→ YOUR INSTRUCTIONS
Starting at the first line of the data, please print exactly those lines through the one that holds "plt.rcParams['font.family'] = ['Liberation", omitting every picture.

→ EXERCISE MATERIALS

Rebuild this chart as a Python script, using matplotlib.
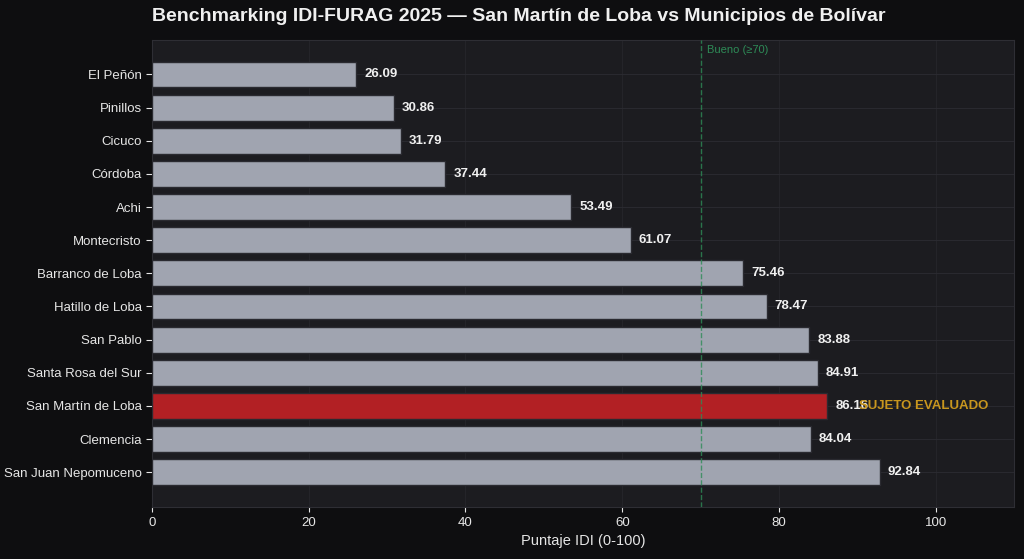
import matplotlib
matplotlib.use("Agg")
import matplotlib.pyplot as plt

plt.rcParams['font.family'] = ['Liberation Sans', 'DejaVu Sans']

municipios = ["El Peñón", "Pinillos", "Cicuco", "Córdoba", "Achi", "Montecristo",
              "Barranco de Loba", "Hatillo de Loba", "San Pablo", "Santa Rosa del Sur",
              "San Martín de Loba", "Clemencia", "San Juan Nepomuceno"]
puntajes = [26.09, 30.86, 31.79, 37.44, 53.49, 61.07, 75.46, 78.47, 83.88, 84.91,
            86.16, 84.04, 92.84]
sujeto = "San Martín de Loba"
umbral = 70

fig = plt.figure(figsize=(10.24, 5.59), dpi=100, facecolor='#0e0e10')
ax = fig.add_axes([0.1484, 0.093, 0.842, 0.836])
ax.set_facecolor('#1c1c20')

colores = ['#b22024' if m == sujeto else '#a0a4b0' for m in municipios]
y = list(range(len(municipios)))
ax.barh(y, puntajes, color=colores, edgecolor='#2a2a30', height=0.78, zorder=3)
ax.set_yticks(y)
ax.set_yticklabels(municipios, color='#e6e6e6', fontsize=9.5)
ax.set_ylim(len(municipios) - 1 + 1.05, -1.05)
ax.set_xlim(0, 110)
ax.set_xticks([0, 20, 40, 60, 80, 100])
ax.tick_params(axis='x', colors='#e6e6e6', labelsize=9.5)
ax.tick_params(axis='y', colors='#e6e6e6', length=4)
ax.set_xlabel("Puntaje IDI (0-100)", color='#e6e6e6', fontsize=10.5)
ax.grid(axis='y', color='#2c2c32', linewidth=0.6, zorder=0)
ax.grid(axis='x', color='#26262b', linewidth=0.6, zorder=0)
for s in ax.spines.values():
    s.set_color('#2e2e34')

for yi, v, m in zip(y, puntajes, municipios):
    ax.text(v + 1, yi, f"{v:.2f}", va='center', ha='left', color='#f0f0f0',
            fontsize=9.5, fontweight='bold', zorder=5)
    if m == sujeto:
        ax.text(v + 4, yi, "SUJETO EVALUADO", va='center', ha='left',
                color='#c8961e', fontsize=9.5, fontweight='bold', zorder=5)

ax.axvline(umbral, color='#2e8b57', linestyle='--', linewidth=1, alpha=0.8, zorder=4)
ax.text(umbral + 0.8, -1.05 + 0.15, "Bueno (≥70)", color='#2e8b57', fontsize=8,
        va='top', ha='left')

fig.suptitle("Benchmarking IDI-FURAG 2025 — San Martín de Loba vs Municipios de Bolívar",
             x=0.148, y=0.985, ha='left', color='#f0f0f0', fontsize=14, fontweight='bold')

fig.savefig("out.png", dpi=100, facecolor=fig.get_facecolor())
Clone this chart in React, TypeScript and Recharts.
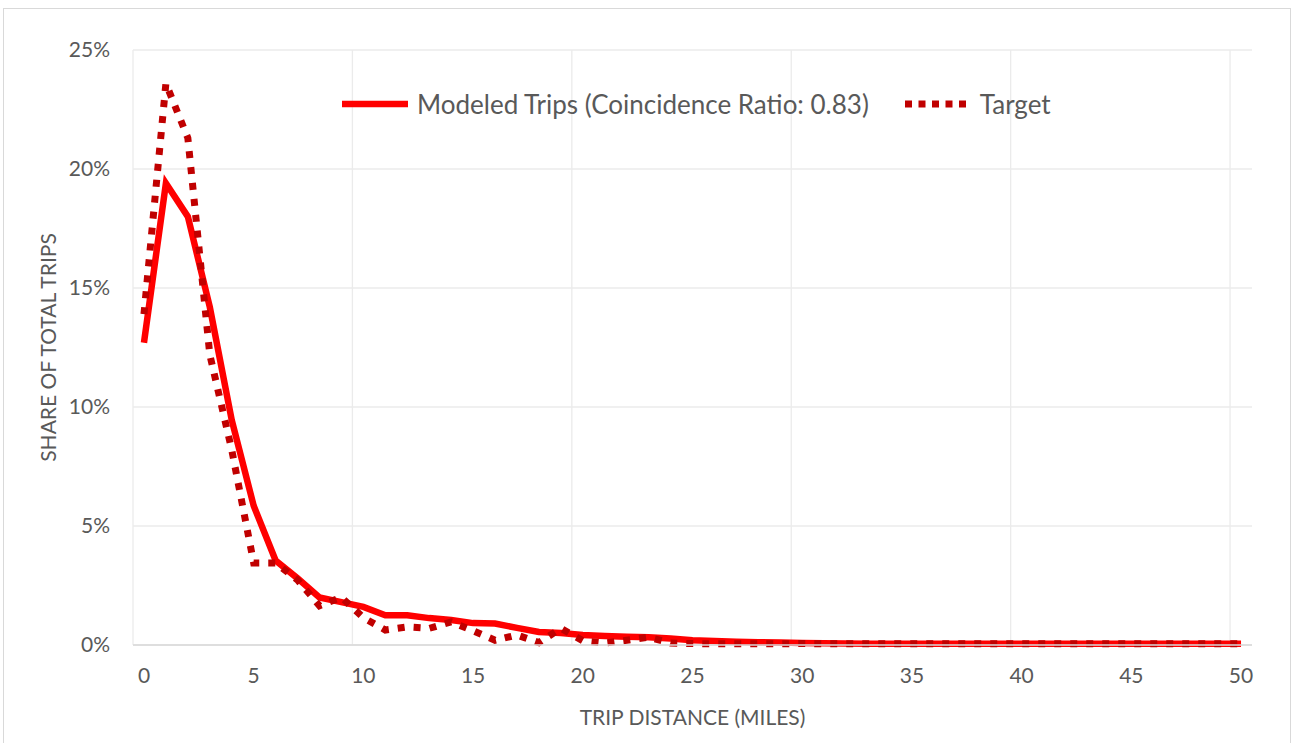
import { CartesianGrid, Line, LineChart, XAxis, YAxis } from "recharts";

const miles = [
  0, 1, 2, 3, 4, 5, 6, 7, 8, 9, 10, 11, 12, 13, 14, 15, 16, 17, 18, 19, 20, 21, 22, 23, 24, 25,
  26, 27, 28, 29, 30, 31, 32, 33, 34, 35, 36, 37, 38, 39, 40, 41, 42, 43, 44, 45, 46, 47, 48, 49, 50
];

// share of total trips, in percent
const modeledShare = [
  12.7, 19.4, 18.0, 14.2, 9.45, 5.85, 3.55, 2.8, 2.0, 1.8, 1.6, 1.25, 1.25, 1.13, 1.05, 0.92, 0.9,
  0.72, 0.55, 0.5, 0.42, 0.38, 0.35, 0.33, 0.27, 0.2, 0.17, 0.14, 0.12, 0.1, 0.08, 0.07, 0.06, 0.05,
  0.05, 0.05, 0.05, 0.05, 0.05, 0.05, 0.05, 0.05, 0.05, 0.05, 0.05, 0.05, 0.05, 0.05, 0.05, 0.05, 0.05
];

const targetShare = [
  13.9, 23.6, 21.3, 12.2, 8.2, 3.45, 3.45, 2.73, 1.65, 2.0, 1.15, 0.63, 0.76, 0.7, 0.97, 0.6, 0.2,
  0.42, 0.1, 0.7, 0.18, 0.08, 0.2, 0.33, 0.08, 0.06, 0.05, 0.05, 0.05, 0.05, 0.06, 0.05, 0.05, 0.05,
  0.05, 0.05, 0.05, 0.05, 0.05, 0.05, 0.05, 0.05, 0.05, 0.05, 0.05, 0.05, 0.05, 0.05, 0.05, 0.05, 0.05
];

const xTicks = [0, 5, 10, 15, 20, 25, 30, 35, 40, 45, 50];
const yTicks = [0, 5, 10, 15, 20, 25];
const gridMiles = [-0.5, 9.5, 19.5, 29.5, 39.5, 49.5];

const series = [
  { key: "modeled", name: "Modeled Trips (Coincidence Ratio: 0.83)", color: "#ff0000", width: 6.5, dash: undefined, legendDash: undefined },
  { key: "target", name: "Target", color: "#c00000", width: 7, dash: "7 9", legendDash: "7 6.5" }
];

const rows = miles.map((mile, i) => ({
  mile,
  modeled: modeledShare[i],
  target: targetShare[i]
}));

const FONT = "Lato, 'Open Sans', sans-serif";
const TEXT = "#595959";

function ChartLegend() {
  return (
    <div
      style={{
        position: "absolute",
        left: 338,
        top: 80,
        display: "flex",
        alignItems: "center",
        fontFamily: FONT,
        fontSize: 26,
        color: TEXT,
        lineHeight: "30px",
        whiteSpace: "nowrap"
      }}
    >
      {series.map((s, i) => (
        <div key={s.key} style={{ display: "flex", alignItems: "center", marginRight: i === 0 ? 36 : 0 }}>
          <svg width={66} height={10} style={{ marginRight: 9 }}>
            <line x1={0} y1={5} x2={66} y2={5} stroke={s.color} strokeWidth={s.width} strokeDasharray={s.legendDash} />
          </svg>
          <span>{s.name}</span>
        </div>
      ))}
    </div>
  );
}

export default function App() {
  return (
    <div
      style={{
        position: "absolute",
        left: 3,
        top: 8,
        width: 1286,
        height: 734,
        borderTop: "1px solid #d9d9d9",
        borderLeft: "1px solid #d9d9d9",
        borderRight: "1px solid #d9d9d9",
        background: "#fff"
      }}
    >
      <LineChart width={1286} height={734} data={rows} margin={{ top: 41, right: 38, left: 0, bottom: 0 }}>
        <CartesianGrid stroke="#ebebeb" strokeWidth={1.3} verticalValues={gridMiles} />
        <XAxis
          dataKey="mile"
          type="number"
          domain={[-0.5, 50.5]}
          ticks={xTicks}
          interval={0}
          height={98}
          tickLine={false}
          tickSize={6}
          tickMargin={17}
          axisLine={{ stroke: "#d9d9d9", strokeWidth: 1.3 }}
          tick={{ fill: TEXT, fontSize: 21, fontFamily: FONT }}
          label={{
            content: ({ viewBox }: any) => (
              <text
                x={viewBox.x + viewBox.width / 2}
                y={viewBox.y + 71}
                textAnchor="middle"
                dominantBaseline="central"
                fill={TEXT}
                fontSize={21}
                fontFamily={FONT}
              >
                TRIP DISTANCE (MILES)
              </text>
            )
          }}
        />
        <YAxis
          type="number"
          domain={[0, 25]}
          ticks={yTicks}
          width={129}
          tickLine={false}
          axisLine={false}
          tickSize={6}
          tickMargin={17}
          tickFormatter={(v: number) => `${v}%`}
          tick={{ fill: TEXT, fontSize: 21, fontFamily: FONT }}
          label={{
            content: ({ viewBox }: any) => {
              const cx = viewBox.x + 43;
              const cy = viewBox.y + viewBox.height / 2;
              return (
                <text
                  x={cx}
                  y={cy}
                  transform={`rotate(-90 ${cx} ${cy})`}
                  textAnchor="middle"
                  dominantBaseline="central"
                  fill={TEXT}
                  fontSize={21}
                  fontFamily={FONT}
                >
                  SHARE OF TOTAL TRIPS
                </text>
              );
            }
          }}
        />
        {series.map((s) => (
          <Line
            key={s.key}
            type="linear"
            dataKey={s.key}
            name={s.name}
            stroke={s.color}
            strokeWidth={s.width}
            strokeDasharray={s.dash}
            dot={false}
            activeDot={false}
            isAnimationActive={false}
          />
        ))}
      </LineChart>
      <ChartLegend />
    </div>
  );
}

→ ANSWER BELOW
Rebuild this chart as a Python script, using matplotlib.
import matplotlib
matplotlib.use("Agg")
import matplotlib.pyplot as plt

plt.rcParams['font.family'] = ['Liberation Sans', 'DejaVu Sans']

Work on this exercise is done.